Member of the Assembly of the Republic
- In office 1976–1979
- In office 1983–1987

Minister of Transport and Communications
- In office 1975–1976

Minister of Industry and Technology
- In office 1976–1977

Member of the European Parliament
- In office 1986–1987
- Constituency: Portugal

Personal details
- Born: 20 November 1919 Lisbon, Portugal
- Died: 2017 (aged 97–98)
- Party: Socialist Party
- Occupation: Politician, engineer, manager, diplomat

= Walter Rosa =

Portuguese politician, engineer and diplomat (1919–2017)

Walter Ruivo Pinto Gomes Rosa (20 November 1919 – 2017) was a Portuguese politician, engineer, manager and diplomat. He served as a member of the Assembly of the Republic, Minister of Transport and Communications (1975–1976), Minister of Industry and Technology (1976–1977), and Member of the European Parliament during its II term (1986–1987). He was affiliated with the Socialist Party (PS).

== Life and career ==
Rosa graduated in electrical engineering in Paris. He worked as an engineer in hydroelectric power plants and on hydrotechnical projects. He became managing director of companies in the energy sector and a member of supervisory boards. From 1974 to 1975, he also managed the national railway carrier Caminhos de Ferro Portugueses.

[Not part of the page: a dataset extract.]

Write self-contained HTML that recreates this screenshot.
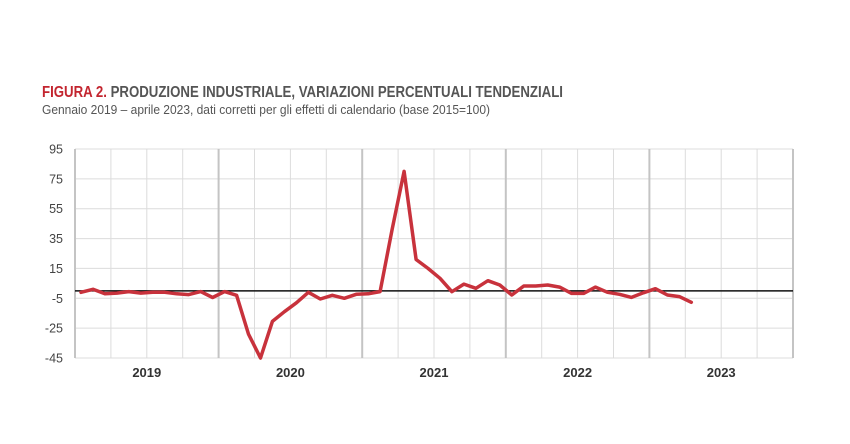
<!DOCTYPE html>
<html><head><meta charset="utf-8"><style>
html,body{margin:0;padding:0;background:#fff;}
svg{display:block;font-family:"Liberation Sans",sans-serif;}
</style></head><body>
<svg width="850" height="444" viewBox="0 0 850 444">
<text x="42" y="97" font-size="16" font-weight="bold" fill="#555" textLength="521" lengthAdjust="spacingAndGlyphs"><tspan fill="#c3252f">FIGURA 2.</tspan> PRODUZIONE INDUSTRIALE, VARIAZIONI PERCENTUALI TENDENZIALI</text>
<text x="42" y="114" font-size="13" fill="#555" textLength="448" lengthAdjust="spacingAndGlyphs">Gennaio 2019 – aprile 2023, dati corretti per gli effetti di calendario (base 2015=100)</text>
<g id="grid"></g>
<g id="axes"></g>
<g id="series"></g>
</svg>
<script>
const yTicks = [95, 75, 55, 35, 15, -5, -25, -45];
const years = ["2019", "2020", "2021", "2022", "2023"];
const values = [-1, 1, -2, -1.5, -0.5, -1.5, -1, -1, -2, -2.5, -0.5, -4.5,
  -0.5, -3, -29, -45, -20.5, -14, -8, -1, -5.5, -3, -5, -2.3,
  -2, -0.5, 41, 80, 21, 15, 8.4, -0.6, 4.5, 1.7, 6.8, 3.9,
  -2.8, 3.2, 3.2, 3.9, 2.5, -1.7, -1.7, 2.5, -1, -2.3, -4.4, -1.3,
  1.4, -2.8, -3.9, -7.7];

const NS = "http://www.w3.org/2000/svg";
const X0 = 75, X1 = 793, Y0 = 149, Y1 = 358;
const yMax = 95, yMin = -45;
const monthsTotal = years.length * 12;
const mw = (X1 - X0) / monthsTotal;
function xPos(i){ return X0 + (i + 0.5) * mw; }
function yPos(v){ return Y0 + (yMax - v) / (yMax - yMin) * (Y1 - Y0); }
function mk(tag, attrs, parent){ const e = document.createElementNS(NS, tag); for (const k in attrs) e.setAttribute(k, attrs[k]); parent.appendChild(e); return e; }

const grid = document.getElementById("grid");
const axes = document.getElementById("axes");
const series = document.getElementById("series");

yTicks.forEach(t => {
  const y = yPos(t);
  const l = mk("line", {x1: X0, x2: X1, y1: y, y2: y, stroke: "#dcdcdc", "stroke-width": 1}, grid);
  
  
  const tx = mk("text", {x: 63, y: y + 4.5, "text-anchor": "end", "font-size": 12.5, fill: "#444"}, axes);
  tx.textContent = t;
  
  
});
for (let q = 0; q <= years.length * 4; q++) {
  const x = X0 + q * 3 * mw;
  const major = q % 4 === 0;
  const l = mk("line", {x1: x, x2: x, y1: Y0, y2: Y1, stroke: major ? "#c4c4c4" : "#dcdcdc", "stroke-width": major ? 2 : 1}, grid);
  
  
}
years.forEach((yr, k) => {
  const tx = mk("text", {x: X0 + (k * 12 + 6) * mw, y: 377, "text-anchor": "middle", "font-size": 13, "font-weight": "bold", fill: "#333"}, axes);
  tx.textContent = yr;
  
  
});
const zero = mk("line", {x1: X0, x2: X1, y1: yPos(0), y2: yPos(0), stroke: "#111", "stroke-width": 1.5}, axes);



const pts = values.map((v, i) => xPos(i).toFixed(1) + "," + yPos(v).toFixed(1)).join(" ");
const pl = mk("polyline", {points: pts, fill: "none", stroke: "#c8323c", "stroke-width": 3.5, "stroke-linejoin": "round", "stroke-linecap": "round"}, series);


</script>
</body></html>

He became involved in politics within the Socialist Party, serving on its political committee and leading the PS parliamentary faction. He also served as mayor of Oeiras. In the 1976–1979 and 1985–1987 terms, he served in the Assembly of the Republic, representing the Leiria and Lisbon districts. He held ministerial positions in the areas of transport and communications (from 19 September 1975, to 6 January 1976) and industry and technology (from 6 January 1976, to 7 January 1977).

Subsequently, he served as the ambassador of Portugal to Caracas (from 1977 to 1981) and Paris (from 1984 to 1985).

From 1 January 1986, to 13 September 1987, he served as a Member of the European Parliament as part of the national delegation. He joined the Socialists Group and served on committees such as the Budget Control Committee and the Budget Committee.

Rosa was awarded the Military Order of Christ (1959) and the Order of Francisco de Miranda. He died in 2017.